◆ **RECORDS PROVIDED**:
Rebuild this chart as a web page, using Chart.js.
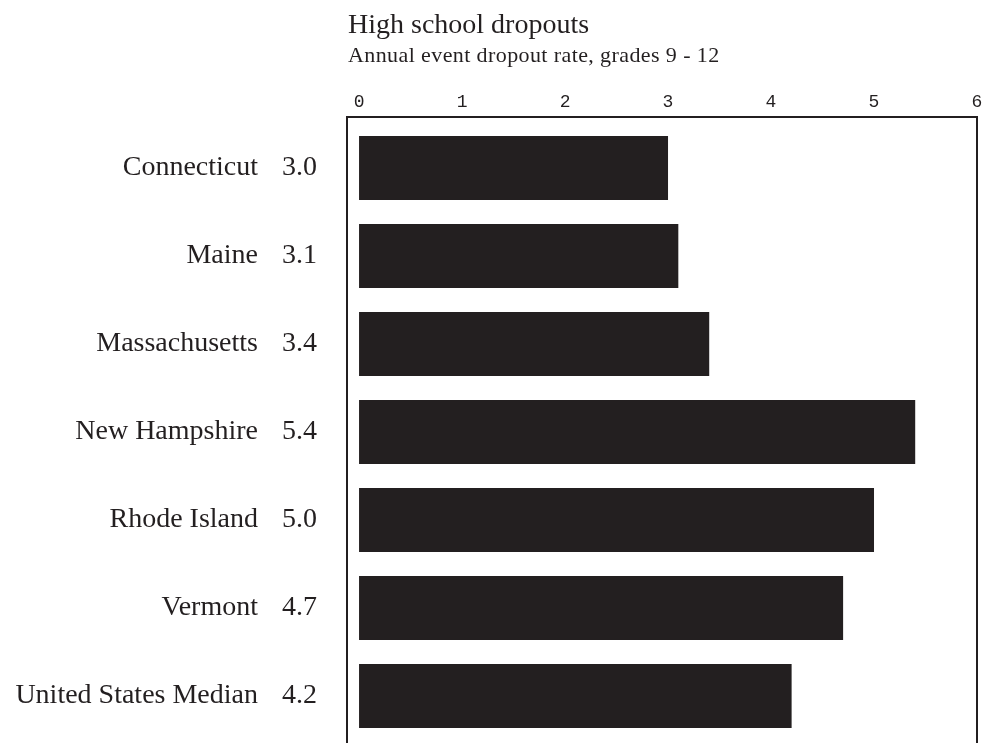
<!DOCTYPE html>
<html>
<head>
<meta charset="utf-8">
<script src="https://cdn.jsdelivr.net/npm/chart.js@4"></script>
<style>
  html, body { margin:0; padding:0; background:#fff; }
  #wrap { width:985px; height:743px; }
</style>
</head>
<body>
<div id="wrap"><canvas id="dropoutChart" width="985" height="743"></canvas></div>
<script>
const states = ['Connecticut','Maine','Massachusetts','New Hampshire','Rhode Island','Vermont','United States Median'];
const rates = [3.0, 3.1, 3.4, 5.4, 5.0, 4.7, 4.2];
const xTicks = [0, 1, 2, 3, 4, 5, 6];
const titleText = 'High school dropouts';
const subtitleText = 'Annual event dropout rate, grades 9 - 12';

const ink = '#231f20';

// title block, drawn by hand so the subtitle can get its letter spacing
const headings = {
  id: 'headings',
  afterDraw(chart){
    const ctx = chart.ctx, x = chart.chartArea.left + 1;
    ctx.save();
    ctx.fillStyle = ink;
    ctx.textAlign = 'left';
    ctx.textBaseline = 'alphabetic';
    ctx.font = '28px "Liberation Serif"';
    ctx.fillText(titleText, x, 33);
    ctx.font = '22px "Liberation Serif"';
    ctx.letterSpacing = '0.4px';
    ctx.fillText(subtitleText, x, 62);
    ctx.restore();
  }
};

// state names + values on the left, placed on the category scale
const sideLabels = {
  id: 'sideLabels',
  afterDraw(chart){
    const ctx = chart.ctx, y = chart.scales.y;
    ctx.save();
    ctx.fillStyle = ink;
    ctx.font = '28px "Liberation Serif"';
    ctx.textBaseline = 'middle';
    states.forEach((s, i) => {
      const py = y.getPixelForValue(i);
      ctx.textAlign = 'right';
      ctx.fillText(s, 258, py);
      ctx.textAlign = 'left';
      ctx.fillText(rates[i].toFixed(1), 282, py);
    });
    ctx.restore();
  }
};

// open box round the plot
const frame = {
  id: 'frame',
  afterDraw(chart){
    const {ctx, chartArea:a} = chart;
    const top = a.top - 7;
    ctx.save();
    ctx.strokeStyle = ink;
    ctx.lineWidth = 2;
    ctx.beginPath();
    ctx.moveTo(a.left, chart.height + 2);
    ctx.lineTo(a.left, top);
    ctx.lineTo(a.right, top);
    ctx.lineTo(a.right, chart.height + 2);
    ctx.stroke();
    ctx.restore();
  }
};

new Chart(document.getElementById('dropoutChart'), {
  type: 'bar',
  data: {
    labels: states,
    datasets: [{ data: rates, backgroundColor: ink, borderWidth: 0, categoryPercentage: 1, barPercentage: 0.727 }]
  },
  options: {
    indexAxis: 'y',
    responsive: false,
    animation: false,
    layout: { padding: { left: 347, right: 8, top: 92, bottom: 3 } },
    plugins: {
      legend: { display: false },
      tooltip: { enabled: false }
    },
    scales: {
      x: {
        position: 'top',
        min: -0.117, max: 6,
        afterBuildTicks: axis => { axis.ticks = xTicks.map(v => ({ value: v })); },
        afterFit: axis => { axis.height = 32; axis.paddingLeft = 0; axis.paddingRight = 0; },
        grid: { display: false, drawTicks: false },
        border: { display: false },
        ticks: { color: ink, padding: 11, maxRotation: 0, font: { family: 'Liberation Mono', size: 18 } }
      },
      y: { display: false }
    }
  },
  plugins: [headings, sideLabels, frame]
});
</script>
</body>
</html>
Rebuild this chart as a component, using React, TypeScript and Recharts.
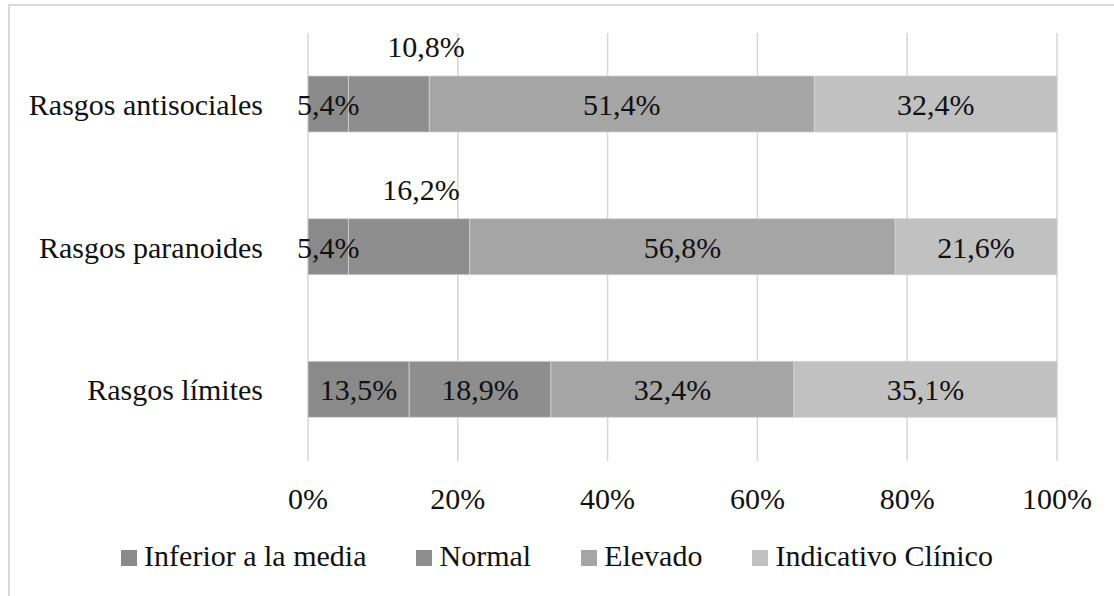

◆ **DIRECTIVE**:
Give every record again exactly, apart from the pictures, which stay out.

◆ **TASK OUTPUT**:
Rebuild this chart as a web page, using Chart.js.
<!DOCTYPE html>
<html>
<head>
<meta charset="utf-8">
<script src="https://cdn.jsdelivr.net/npm/chart.js@4"></script>
<style>
  html, body { margin:0; padding:0; background:#fff; }
  #wrap { width:985px; height:743px; }
</style>
</head>
<body>
<div id="wrap"><canvas id="dropoutChart" width="985" height="743"></canvas></div>
<script>
const states = ['Connecticut','Maine','Massachusetts','New Hampshire','Rhode Island','Vermont','United States Median'];
const rates = [3.0, 3.1, 3.4, 5.4, 5.0, 4.7, 4.2];
const xTicks = [0, 1, 2, 3, 4, 5, 6];
const titleText = 'High school dropouts';
const subtitleText = 'Annual event dropout rate, grades 9 - 12';

const ink = '#231f20';

// title block, drawn by hand so the subtitle can get its letter spacing
const headings = {
  id: 'headings',
  afterDraw(chart){
    const ctx = chart.ctx, x = chart.chartArea.left + 1;
    ctx.save();
    ctx.fillStyle = ink;
    ctx.textAlign = 'left';
    ctx.textBaseline = 'alphabetic';
    ctx.font = '28px "Liberation Serif"';
    ctx.fillText(titleText, x, 33);
    ctx.font = '22px "Liberation Serif"';
    ctx.letterSpacing = '0.4px';
    ctx.fillText(subtitleText, x, 62);
    ctx.restore();
  }
};

// state names + values on the left, placed on the category scale
const sideLabels = {
  id: 'sideLabels',
  afterDraw(chart){
    const ctx = chart.ctx, y = chart.scales.y;
    ctx.save();
    ctx.fillStyle = ink;
    ctx.font = '28px "Liberation Serif"';
    ctx.textBaseline = 'middle';
    states.forEach((s, i) => {
      const py = y.getPixelForValue(i);
      ctx.textAlign = 'right';
      ctx.fillText(s, 258, py);
      ctx.textAlign = 'left';
      ctx.fillText(rates[i].toFixed(1), 282, py);
    });
    ctx.restore();
  }
};

// open box round the plot
const frame = {
  id: 'frame',
  afterDraw(chart){
    const {ctx, chartArea:a} = chart;
    const top = a.top - 7;
    ctx.save();
    ctx.strokeStyle = ink;
    ctx.lineWidth = 2;
    ctx.beginPath();
    ctx.moveTo(a.left, chart.height + 2);
    ctx.lineTo(a.left, top);
    ctx.lineTo(a.right, top);
    ctx.lineTo(a.right, chart.height + 2);
    ctx.stroke();
    ctx.restore();
  }
};

new Chart(document.getElementById('dropoutChart'), {
  type: 'bar',
  data: {
    labels: states,
    datasets: [{ data: rates, backgroundColor: ink, borderWidth: 0, categoryPercentage: 1, barPercentage: 0.727 }]
  },
  options: {
    indexAxis: 'y',
    responsive: false,
    animation: false,
    layout: { padding: { left: 347, right: 8, top: 92, bottom: 3 } },
    plugins: {
      legend: { display: false },
      tooltip: { enabled: false }
    },
    scales: {
      x: {
        position: 'top',
        min: -0.117, max: 6,
        afterBuildTicks: axis => { axis.ticks = xTicks.map(v => ({ value: v })); },
        afterFit: axis => { axis.height = 32; axis.paddingLeft = 0; axis.paddingRight = 0; },
        grid: { display: false, drawTicks: false },
        border: { display: false },
        ticks: { color: ink, padding: 11, maxRotation: 0, font: { family: 'Liberation Mono', size: 18 } }
      },
      y: { display: false }
    }
  },
  plugins: [headings, sideLabels, frame]
});
</script>
</body>
</html>
Rebuild this chart as a component, using React, TypeScript and Recharts.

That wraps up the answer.